• Given task
Would you transcribe the listing that follows, character for character, and omit its images?

────────────────

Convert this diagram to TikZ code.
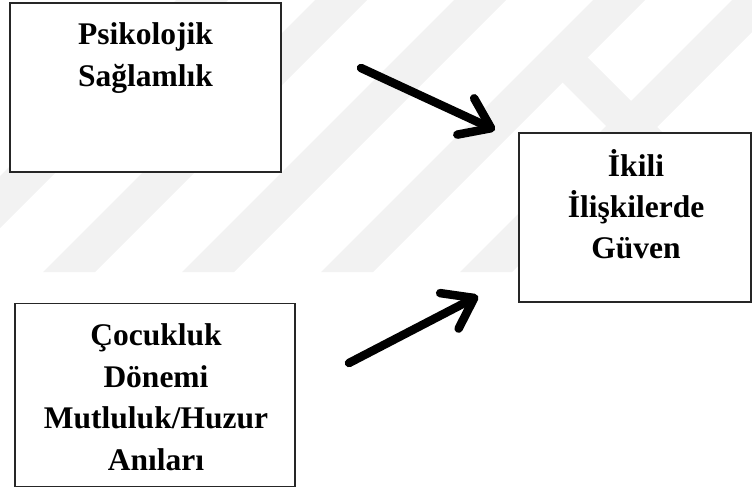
\documentclass[tikz,border=0pt]{standalone}
\usepackage{fontspec}
\setmainfont{Liberation Serif}
\usetikzlibrary{arrows.meta}
\begin{document}
\begin{tikzpicture}[x=1pt,y=-1pt,
  box/.style={draw=black!85, line width=1.3pt, fill=white, rectangle, inner sep=0pt},
  lbl/.style={font=\fontsize{31.5}{42}\selectfont\bfseries, anchor=base, inner sep=0pt},
  conn/.style={line width=8.5pt, line cap=round, line join=round, -{Straight Barb[length=28pt,width=40pt,round]}},
  wm/.style={fill=black!5, draw=none}]
\useasboundingbox (0,0) rectangle (752,488);
% faint watermark
\begin{scope}
  \clip (0,0) rectangle (752,272);
  \foreach \b in {-96,43,182,321,460}
    \fill[wm] (\b,272) -- (\b+52,272) -- (\b+324,0) -- (\b+272,0) -- cycle;
  \fill[wm] (570,40) -- (802,272) -- (752,272) -- (550,70) -- cycle;
\end{scope}
% boxes
\node[box, minimum width=271pt, minimum height=169pt] (b1) at (145.5,87.5) {};
\node[box, minimum width=232pt, minimum height=169pt] (b2) at (635,217.5) {};
\node[box, minimum width=280pt, minimum height=183pt] (b3) at (155,395) {};
% texts
\node[lbl] (t1a) at (145.5,44) {Psikolojik};
\node[lbl] (t1b) at (145.5,86) {Sağlamlık};
\node[lbl] (t2a) at (636,176) {İkili};
\node[lbl] (t2b) at (636,217) {İlişkilerde};
\node[lbl] (t2c) at (636,258) {Güven};
\node[lbl] (t3a) at (156,345) {Çocukluk};
\node[lbl] (t3b) at (156,387) {Dönemi};
\node[lbl] (t3c) at (156,428) {Mutluluk/Huzur};
\node[lbl] (t3d) at (156,470) {Anıları};
% arrows
\coordinate (a1s) at (361,68);
\coordinate (a1e) at (495,130);
\coordinate (a2s) at (349,363);
\coordinate (a2e) at (478,296);
\draw[conn] (a1s) -- (a1e);
\draw[conn] (a2s) -- (a2e);
\end{tikzpicture}
\end{document}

────────────────

• Result for this exercise
Convert this diagram to TikZ code.
\documentclass[tikz,border=0pt]{standalone}
\usepackage{fontspec}
\setmainfont{Liberation Serif}
\usetikzlibrary{arrows.meta}
\begin{document}
\begin{tikzpicture}[x=1pt,y=-1pt,
  box/.style={draw=black!85, line width=1.3pt, fill=white, rectangle, inner sep=0pt},
  lbl/.style={font=\fontsize{31.5}{42}\selectfont\bfseries, anchor=base, inner sep=0pt},
  conn/.style={line width=8.5pt, line cap=round, line join=round, -{Straight Barb[length=28pt,width=40pt,round]}},
  wm/.style={fill=black!5, draw=none}]
\useasboundingbox (0,0) rectangle (752,488);
% faint watermark
\begin{scope}
  \clip (0,0) rectangle (752,272);
  \foreach \b in {-96,43,182,321,460}
    \fill[wm] (\b,272) -- (\b+52,272) -- (\b+324,0) -- (\b+272,0) -- cycle;
  \fill[wm] (570,40) -- (802,272) -- (752,272) -- (550,70) -- cycle;
\end{scope}
% boxes
\node[box, minimum width=271pt, minimum height=169pt] (b1) at (145.5,87.5) {};
\node[box, minimum width=232pt, minimum height=169pt] (b2) at (635,217.5) {};
\node[box, minimum width=280pt, minimum height=183pt] (b3) at (155,395) {};
% texts
\node[lbl] (t1a) at (145.5,44) {Psikolojik};
\node[lbl] (t1b) at (145.5,86) {Sağlamlık};
\node[lbl] (t2a) at (636,176) {İkili};
\node[lbl] (t2b) at (636,217) {İlişkilerde};
\node[lbl] (t2c) at (636,258) {Güven};
\node[lbl] (t3a) at (156,345) {Çocukluk};
\node[lbl] (t3b) at (156,387) {Dönemi};
\node[lbl] (t3c) at (156,428) {Mutluluk/Huzur};
\node[lbl] (t3d) at (156,470) {Anıları};
% arrows
\coordinate (a1s) at (361,68);
\coordinate (a1e) at (495,130);
\coordinate (a2s) at (349,363);
\coordinate (a2e) at (478,296);
\draw[conn] (a1s) -- (a1e);
\draw[conn] (a2s) -- (a2e);
\end{tikzpicture}
\end{document}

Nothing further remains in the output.